August 10 is National S’mores Day. Celebrate this treat, first in print in the 1927 handbook, Tramping and Trailing with the Girls Scouts, with a decadent version served in a jar.

Serves 6 to 8

  • 12 graham crackers, broken into small pieces
  • 1 stick butter, melted
  • 1/2 cup granulated sugar
  • 3 cups chocolate pudding (recipe follows)
  • 1 jar marshmallow fluff
  • 12-15 large marshmallows
  • 1 bag mini marshmallows
  • 1 bar milk chocolate, Hershey’s if you want to be traditional

Preheat oven to 350 degrees. Line a large-rimmed baking sheet with foil or parchment.

Add graham crackers, butter and sugar to a food processor, and pulse until thoroughly blended. Transfer the mixture to the prepared baking sheet, spread it out in an even layer, and bake for 10 minutes, or until golden brown. Let cool.

Fill each of 6 small mason jars with 2 heaping tablespoons of the graham cracker mixture, 2 heaping tablespoons marshmallow fluff, 2 tablespoons pudding, and 2 more tablespoons of the graham cracker mixture. Top each jar with 2 to 3 large marshmallows, cut in half through the equator, and a few mini marshmallows.

Toast the marshmallows with a kitchen torch. Garnish with a piece if Hershey bar to keep it traditional!

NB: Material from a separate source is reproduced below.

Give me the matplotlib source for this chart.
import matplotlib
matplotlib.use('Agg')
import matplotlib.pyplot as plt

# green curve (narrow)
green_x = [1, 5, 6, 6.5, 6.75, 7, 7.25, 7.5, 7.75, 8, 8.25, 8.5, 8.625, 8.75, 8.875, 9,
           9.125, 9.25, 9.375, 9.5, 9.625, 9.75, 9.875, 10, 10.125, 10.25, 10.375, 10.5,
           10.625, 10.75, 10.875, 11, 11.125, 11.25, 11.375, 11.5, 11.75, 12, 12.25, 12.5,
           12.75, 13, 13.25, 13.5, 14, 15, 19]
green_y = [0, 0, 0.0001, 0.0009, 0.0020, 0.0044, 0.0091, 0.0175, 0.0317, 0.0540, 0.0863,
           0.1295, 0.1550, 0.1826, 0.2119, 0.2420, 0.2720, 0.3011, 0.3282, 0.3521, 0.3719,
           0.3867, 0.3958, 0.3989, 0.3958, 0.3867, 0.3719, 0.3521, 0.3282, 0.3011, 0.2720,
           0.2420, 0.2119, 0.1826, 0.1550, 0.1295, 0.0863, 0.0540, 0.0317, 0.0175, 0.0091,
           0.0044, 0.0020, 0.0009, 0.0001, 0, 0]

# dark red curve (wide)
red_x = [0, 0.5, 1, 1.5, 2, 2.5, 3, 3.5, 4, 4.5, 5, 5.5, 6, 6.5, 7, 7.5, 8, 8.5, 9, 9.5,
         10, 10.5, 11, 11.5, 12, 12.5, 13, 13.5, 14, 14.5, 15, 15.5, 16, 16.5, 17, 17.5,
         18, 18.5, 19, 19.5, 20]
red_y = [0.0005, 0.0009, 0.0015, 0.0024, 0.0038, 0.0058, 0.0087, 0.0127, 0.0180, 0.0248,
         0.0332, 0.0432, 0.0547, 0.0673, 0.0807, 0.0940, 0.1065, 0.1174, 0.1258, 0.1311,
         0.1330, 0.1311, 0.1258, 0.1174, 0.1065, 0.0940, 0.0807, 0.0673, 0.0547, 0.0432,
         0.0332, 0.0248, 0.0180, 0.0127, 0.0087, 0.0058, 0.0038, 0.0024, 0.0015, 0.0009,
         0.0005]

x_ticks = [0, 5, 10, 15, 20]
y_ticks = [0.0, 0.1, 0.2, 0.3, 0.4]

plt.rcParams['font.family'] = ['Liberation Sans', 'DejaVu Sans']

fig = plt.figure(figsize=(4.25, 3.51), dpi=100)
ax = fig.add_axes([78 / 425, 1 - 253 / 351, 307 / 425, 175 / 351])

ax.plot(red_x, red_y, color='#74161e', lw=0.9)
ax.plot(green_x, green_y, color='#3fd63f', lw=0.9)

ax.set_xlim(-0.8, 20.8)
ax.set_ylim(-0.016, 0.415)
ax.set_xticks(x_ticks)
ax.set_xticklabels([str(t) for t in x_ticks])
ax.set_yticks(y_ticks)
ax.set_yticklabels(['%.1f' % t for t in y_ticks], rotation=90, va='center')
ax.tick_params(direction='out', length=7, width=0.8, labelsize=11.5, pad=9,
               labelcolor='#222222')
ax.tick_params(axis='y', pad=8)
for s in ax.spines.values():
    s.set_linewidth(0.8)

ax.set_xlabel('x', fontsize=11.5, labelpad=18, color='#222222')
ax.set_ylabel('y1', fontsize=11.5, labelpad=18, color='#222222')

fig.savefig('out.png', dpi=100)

A kitchen torch is a worthwhile investment, and you can get small propane torches at any hardware store that can do double duty in your home tool arsenal. You may put the prepared jars on a sturdy jellyroll pan, set the oven to broil, and cook for a couple minutes, checking frequently, until marshmallows are golden brown on top. Careful – jars will be hot!

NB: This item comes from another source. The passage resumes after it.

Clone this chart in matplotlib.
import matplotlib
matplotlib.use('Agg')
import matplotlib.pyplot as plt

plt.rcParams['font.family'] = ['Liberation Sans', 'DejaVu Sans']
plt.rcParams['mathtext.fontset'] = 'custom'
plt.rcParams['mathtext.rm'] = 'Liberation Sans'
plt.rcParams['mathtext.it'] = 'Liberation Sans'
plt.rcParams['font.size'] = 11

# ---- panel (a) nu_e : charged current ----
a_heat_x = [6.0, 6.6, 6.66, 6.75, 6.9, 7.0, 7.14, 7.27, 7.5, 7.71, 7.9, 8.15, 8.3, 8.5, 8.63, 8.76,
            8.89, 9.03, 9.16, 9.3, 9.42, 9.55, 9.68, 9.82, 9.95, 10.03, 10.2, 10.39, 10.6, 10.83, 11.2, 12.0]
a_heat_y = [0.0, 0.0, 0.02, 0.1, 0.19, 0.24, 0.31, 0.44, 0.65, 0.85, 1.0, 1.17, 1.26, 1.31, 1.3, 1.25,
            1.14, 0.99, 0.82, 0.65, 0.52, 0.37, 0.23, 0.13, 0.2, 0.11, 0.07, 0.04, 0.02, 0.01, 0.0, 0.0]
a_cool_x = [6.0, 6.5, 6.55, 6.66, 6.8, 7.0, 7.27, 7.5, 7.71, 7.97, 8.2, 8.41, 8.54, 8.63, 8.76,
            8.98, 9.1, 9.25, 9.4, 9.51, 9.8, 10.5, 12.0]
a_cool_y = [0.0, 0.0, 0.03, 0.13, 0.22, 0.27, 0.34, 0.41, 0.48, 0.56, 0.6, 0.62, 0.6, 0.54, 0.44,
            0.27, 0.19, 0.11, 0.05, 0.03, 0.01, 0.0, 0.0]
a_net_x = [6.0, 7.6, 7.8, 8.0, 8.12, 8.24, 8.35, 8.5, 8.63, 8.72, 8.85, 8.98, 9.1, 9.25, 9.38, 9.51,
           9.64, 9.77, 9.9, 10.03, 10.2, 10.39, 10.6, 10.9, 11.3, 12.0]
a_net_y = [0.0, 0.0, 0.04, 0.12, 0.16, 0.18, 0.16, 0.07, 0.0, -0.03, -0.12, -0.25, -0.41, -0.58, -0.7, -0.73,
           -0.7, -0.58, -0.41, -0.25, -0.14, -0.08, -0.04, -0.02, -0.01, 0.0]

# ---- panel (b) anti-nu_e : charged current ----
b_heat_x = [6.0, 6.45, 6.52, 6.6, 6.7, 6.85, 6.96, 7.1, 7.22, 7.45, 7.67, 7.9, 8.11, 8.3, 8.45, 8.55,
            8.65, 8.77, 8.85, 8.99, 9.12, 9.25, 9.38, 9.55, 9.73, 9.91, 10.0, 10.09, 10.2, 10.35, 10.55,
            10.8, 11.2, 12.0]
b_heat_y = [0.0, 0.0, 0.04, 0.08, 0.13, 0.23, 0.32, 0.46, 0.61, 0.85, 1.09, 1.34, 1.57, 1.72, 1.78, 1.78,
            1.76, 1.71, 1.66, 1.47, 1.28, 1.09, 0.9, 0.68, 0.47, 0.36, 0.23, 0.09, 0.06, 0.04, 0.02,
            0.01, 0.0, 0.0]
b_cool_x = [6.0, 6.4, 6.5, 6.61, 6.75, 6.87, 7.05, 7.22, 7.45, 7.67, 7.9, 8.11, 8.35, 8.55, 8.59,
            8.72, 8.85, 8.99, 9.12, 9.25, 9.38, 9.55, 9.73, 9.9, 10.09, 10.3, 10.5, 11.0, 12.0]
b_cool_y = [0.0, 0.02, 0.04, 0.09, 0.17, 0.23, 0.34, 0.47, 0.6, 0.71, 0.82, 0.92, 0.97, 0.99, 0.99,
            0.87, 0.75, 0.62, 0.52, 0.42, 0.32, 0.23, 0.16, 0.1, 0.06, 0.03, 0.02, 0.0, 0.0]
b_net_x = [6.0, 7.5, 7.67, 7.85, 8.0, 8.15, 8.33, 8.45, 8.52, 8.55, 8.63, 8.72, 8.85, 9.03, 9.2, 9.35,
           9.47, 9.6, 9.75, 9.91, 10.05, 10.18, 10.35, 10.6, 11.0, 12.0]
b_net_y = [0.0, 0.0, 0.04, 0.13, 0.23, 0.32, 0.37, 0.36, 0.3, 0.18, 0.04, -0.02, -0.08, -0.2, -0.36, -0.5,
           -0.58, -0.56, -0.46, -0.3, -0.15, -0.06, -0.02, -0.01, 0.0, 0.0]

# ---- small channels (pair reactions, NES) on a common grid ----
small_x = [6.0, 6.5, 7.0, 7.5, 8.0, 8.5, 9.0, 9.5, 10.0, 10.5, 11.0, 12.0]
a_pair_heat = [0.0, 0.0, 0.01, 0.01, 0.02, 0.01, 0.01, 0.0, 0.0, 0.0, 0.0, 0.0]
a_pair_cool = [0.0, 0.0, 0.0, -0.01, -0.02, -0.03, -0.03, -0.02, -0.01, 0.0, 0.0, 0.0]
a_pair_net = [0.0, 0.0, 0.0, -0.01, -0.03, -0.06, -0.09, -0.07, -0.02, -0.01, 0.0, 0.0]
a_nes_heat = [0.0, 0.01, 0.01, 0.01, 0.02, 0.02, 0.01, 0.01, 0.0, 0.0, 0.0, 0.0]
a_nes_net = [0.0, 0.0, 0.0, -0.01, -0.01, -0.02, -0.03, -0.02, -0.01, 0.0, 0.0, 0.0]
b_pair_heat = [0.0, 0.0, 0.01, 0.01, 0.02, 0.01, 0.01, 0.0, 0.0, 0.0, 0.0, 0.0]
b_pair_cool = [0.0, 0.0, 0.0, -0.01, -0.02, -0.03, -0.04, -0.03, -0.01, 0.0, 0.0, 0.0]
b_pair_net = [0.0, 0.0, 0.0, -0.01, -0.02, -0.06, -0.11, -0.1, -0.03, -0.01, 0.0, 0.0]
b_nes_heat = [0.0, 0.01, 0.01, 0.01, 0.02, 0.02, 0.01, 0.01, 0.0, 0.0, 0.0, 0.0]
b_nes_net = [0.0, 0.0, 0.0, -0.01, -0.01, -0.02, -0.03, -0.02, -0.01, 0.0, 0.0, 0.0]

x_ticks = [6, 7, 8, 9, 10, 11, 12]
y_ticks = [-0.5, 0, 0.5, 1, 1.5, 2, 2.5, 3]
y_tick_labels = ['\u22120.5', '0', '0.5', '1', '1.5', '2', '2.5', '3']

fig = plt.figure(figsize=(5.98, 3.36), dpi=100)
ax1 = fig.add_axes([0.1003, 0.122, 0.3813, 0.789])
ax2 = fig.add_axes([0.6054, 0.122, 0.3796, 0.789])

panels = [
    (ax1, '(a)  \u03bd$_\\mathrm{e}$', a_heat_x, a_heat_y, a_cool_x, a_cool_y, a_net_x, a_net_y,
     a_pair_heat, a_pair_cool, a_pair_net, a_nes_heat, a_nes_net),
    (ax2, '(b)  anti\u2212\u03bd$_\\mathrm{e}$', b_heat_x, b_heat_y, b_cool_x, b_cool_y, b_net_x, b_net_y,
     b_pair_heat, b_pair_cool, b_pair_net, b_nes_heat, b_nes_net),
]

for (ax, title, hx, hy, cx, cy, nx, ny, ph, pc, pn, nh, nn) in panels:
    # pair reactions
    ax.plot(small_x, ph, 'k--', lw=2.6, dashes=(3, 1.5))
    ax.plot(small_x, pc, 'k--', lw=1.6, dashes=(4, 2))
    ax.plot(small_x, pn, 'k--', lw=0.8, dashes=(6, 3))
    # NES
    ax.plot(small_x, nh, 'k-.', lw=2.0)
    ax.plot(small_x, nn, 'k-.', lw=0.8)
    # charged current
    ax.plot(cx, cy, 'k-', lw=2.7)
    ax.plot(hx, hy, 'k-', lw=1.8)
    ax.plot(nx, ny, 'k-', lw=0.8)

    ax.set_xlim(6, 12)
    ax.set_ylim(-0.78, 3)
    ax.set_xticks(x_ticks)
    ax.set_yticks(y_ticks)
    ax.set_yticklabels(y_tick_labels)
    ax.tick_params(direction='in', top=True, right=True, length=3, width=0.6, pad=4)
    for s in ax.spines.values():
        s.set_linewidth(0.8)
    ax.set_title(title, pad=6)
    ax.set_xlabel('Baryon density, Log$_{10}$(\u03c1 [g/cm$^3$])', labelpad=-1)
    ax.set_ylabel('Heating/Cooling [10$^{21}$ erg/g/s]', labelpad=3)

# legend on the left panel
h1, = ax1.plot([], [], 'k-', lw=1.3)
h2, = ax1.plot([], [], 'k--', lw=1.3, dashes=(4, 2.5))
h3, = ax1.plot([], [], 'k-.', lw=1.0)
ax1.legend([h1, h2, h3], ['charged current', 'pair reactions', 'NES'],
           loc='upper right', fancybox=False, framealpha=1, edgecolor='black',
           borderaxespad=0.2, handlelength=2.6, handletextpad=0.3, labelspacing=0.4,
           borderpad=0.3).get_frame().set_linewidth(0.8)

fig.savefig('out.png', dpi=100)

Keeping the marshmallows soft enough to have that true s’more gooeyness is the secret to making this dessert great. For a dessert that’s less work, layer everything in a pie tin, top with mini-marshmallows and brown under the broiler. We used 8-ounce jars; 6-ounce jars would work as well. Wide jars are easier to fill and layer than narrow jars.

Microwave Chocolate Pudding

This recipe is great on its own. The secret to lump-free pudding is to first mix the dry ingredients with a minimum of liquid to make a paste-like consistency, then add the remaining liquid.

  • 1/2 cup granulated sugar (You may use Splenda.)
  • 1/3 cup unsweetened cocoa powder
  • 1 pinch salt
  • 3 tablespoons cornstarch
  • 2 cups milk (You may use nonfat, soy or coconut milk.)
  • 2 teaspoons vanilla extract
  • 1 tablespoon butter (optional)

In a microwave-safe bowl that’s on the large side for the ingredients, whisk together sugar, cocoa, salt and cornstarch. Whisk in milk, a little at a time, probably less than 1/4 cup, to remove any dry lumps. The texture should resemble thick chocolate frosting. Whisk in remaining milk.

Place bowl in the microwave, and cook for 3 minutes on high. Stir for 1 minute, then cook at 1-minute intervals, stirring between cooking times for 2 to 4 minutes, until mixture is shiny and thick. It should take 2 of the intervals, but will vary by microwave. Keep an eagle eye on it; it can easily boil over at the end. Remove from microwave and immediately stir in vanilla and butter. The butter gives it an extra-rich taste.

Cool slightly; place a piece of plastic wrap directly on the surface of the pudding to prevent a skin from forming, and chill in the refrigerator. Serve cold.

For the stovetop, mix all dry ingredients in a saucepan. Turn to medium heat. Slowly pour in milk while stirring. Stir constantly until mix begins to boil. When the first bubbles break the surface, stir 1 minute more. Turn off heat. Add vanilla and butter and cool for 5 minutes, stirring twice.